Enon Ridge Cemetery is an early Jewish cemetery in the area. Enon Ridge Pioneer Cemetery is the burial site of some of the area's early American settlers. Davenport and Harris Funeral Home was established in Enon Ridge and continues there. Old Sardis Baptist Church is also in Enon Ridge.

In 2017 the city approved a project to build affordable homes in Enon Ridge. In 2018 one of the program's homes was completed. Mayor William Bell was part of the initiation of construction on the trail segment begun in 2013.

There is an Enon Ridge Trail which connects to the Smithfield Trail and is part of the Red Rock Trail. The Freshwater Land Trust has funded improvements on the trail.

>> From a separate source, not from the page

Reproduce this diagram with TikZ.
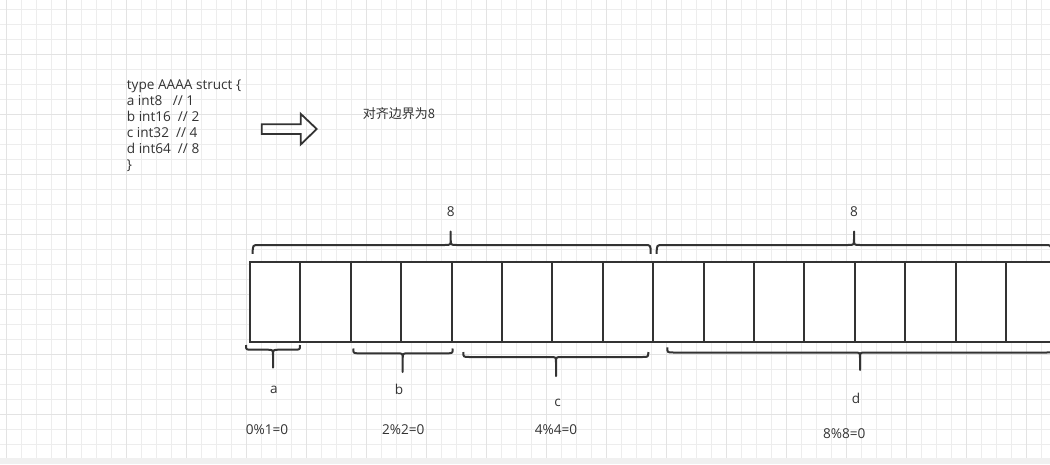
\documentclass[tikz,border=0pt]{standalone}
\usepackage{fontspec}
\setmainfont{Open Sans}
\newfontfamily\cjk{Noto Sans CJK SC}
\usetikzlibrary{positioning}

% curly brace: x1, xm, x2, y of ends, y of straight part, y where the tip curl ends, y of tip
\newcommand{\membrace}[7]{%
  \draw[bracket] (#1,#4) .. controls (#1,#5) .. (#1+6,#5) -- (#2-6,#5)
    .. controls (#2,#5) .. (#2,#6) -- (#2,#7) -- (#2,#6)
    .. controls (#2,#5) .. (#2+6,#5) -- (#3-6,#5) .. controls (#3,#5) .. (#3,#4);
}

\begin{document}
\begin{tikzpicture}[
    x=1pt, y=-1pt,
    gridminor/.style={draw=black!7, line width=0.8pt},
    gridmajor/.style={draw=black!11, line width=0.8pt},
    cell/.style={
      draw=black!80,
      line width=2pt,
      fill=white,
      inner sep=0pt,
      outer sep=0pt,
      minimum width=50.4pt,
      minimum height=80pt
    },
    bracket/.style={draw=black!80, line width=2pt, line join=round},
    txt/.style={
      text=black!80,
      inner sep=0pt,
      font=\fontsize{13.6}{16}\selectfont
    },
    code/.style={txt, align=left}
  ]
  \clip (0,0) rectangle (1050,464);
  \fill[white] (0,0) rectangle (1050,464);

  % grid
  \foreach \gx in {0,...,69}
    \draw[gridminor] (6.7+15*\gx,0) -- (6.7+15*\gx,464);
  \foreach \gy in {0,...,30}
    \draw[gridminor] (0,9.3+15*\gy) -- (1050,9.3+15*\gy);
  \foreach \gx in {0,...,17}
    \draw[gridmajor] (6.7+60*\gx,0) -- (6.7+60*\gx,464);
  \foreach \gy in {0,...,7}
    \draw[gridmajor] (0,54.3+60*\gy) -- (1050,54.3+60*\gy);
  \fill[black!6] (0,457.7) rectangle (1050,464);

  % struct and arrow
  \node[code, anchor=north west] (structdef) at (126.7,80)
    {type AAAA struct \{\\
     a int8\ \ \ // 1\\
     b int16\ \ // 2\\
     c int32\ \ // 4\\
     d int64\ \ // 8\\
     \}};
  \draw[draw=black!80, line width=1.8pt, line join=miter]
    (261.7,124.3) -- (300.7,124.3) -- (300.7,113.8) -- (316.7,129)
    -- (300.7,144.5) -- (300.7,134) -- (261.7,134) -- cycle;
  \node[txt, font=\fontsize{13}{16}\selectfont] (bound) at (399,113.3) {\cjk 对齐边界为8};

  % memory cells
  \foreach \i in {1,...,16}
    \node[cell, anchor=north west] (cell\i) at ({250+50.4*(\i-1)},261.7) {};

  % braces above
  \membrace{252.7}{450.7}{650.7}{253.8}{245}{239}{231.5}
  \membrace{656.7}{854}{1051.3}{253.8}{245}{239}{231.5}
  \node[txt] (eightA) at (450.7,212) {8};
  \node[txt] (eightB) at (854,212) {8};

  % braces below
  \membrace{246}{273}{300}{345}{349.7}{355.5}{367.5}
  \membrace{353.3}{402.7}{452.7}{348.5}{353.3}{359}{372}
  \membrace{463.3}{556}{648.3}{352}{357}{362.5}{376}
  \membrace{667.3}{860}{1052.7}{347.3}{352.5}{358}{370}

  \node[txt] (fielda) at (274,389.5) {a};
  \node[txt] (fieldb) at (399,389.5) {b};
  \node[txt] (fieldc) at (557.7,403.3) {c};
  \node[txt] (fieldd) at (856,398.5) {d};

  \node[txt] (moda) at (267,429.3) {0\%1=0};
  \node[txt] (modb) at (403.3,429.3) {2\%2=0};
  \node[txt] (modc) at (556,429.3) {4\%4=0};
  \node[txt] (modd) at (844.3,433.3) {8\%8=0};
\end{tikzpicture}
\end{document}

Businessman A. G. Gaston lived in Enon Ridge with his mother and studied at Tuttle Institute.

Photograph of Carrie A. Tuggle Elementary School

Tuggle Memorial, a stele in Birmingham's Kelly Ingram Park, was unveiled by two of Tuggle's descendants and received support from Dr. A. G. Gaston, a Birmingham businessman who studied in the Tuggle Institute. The stele recognizes her work on behalf of orphans and juvenile defendants, as well as her role as a philanthropist and educator.

Civil rights leader Angela Davis attended Carrie A. Tuggle Elementary School.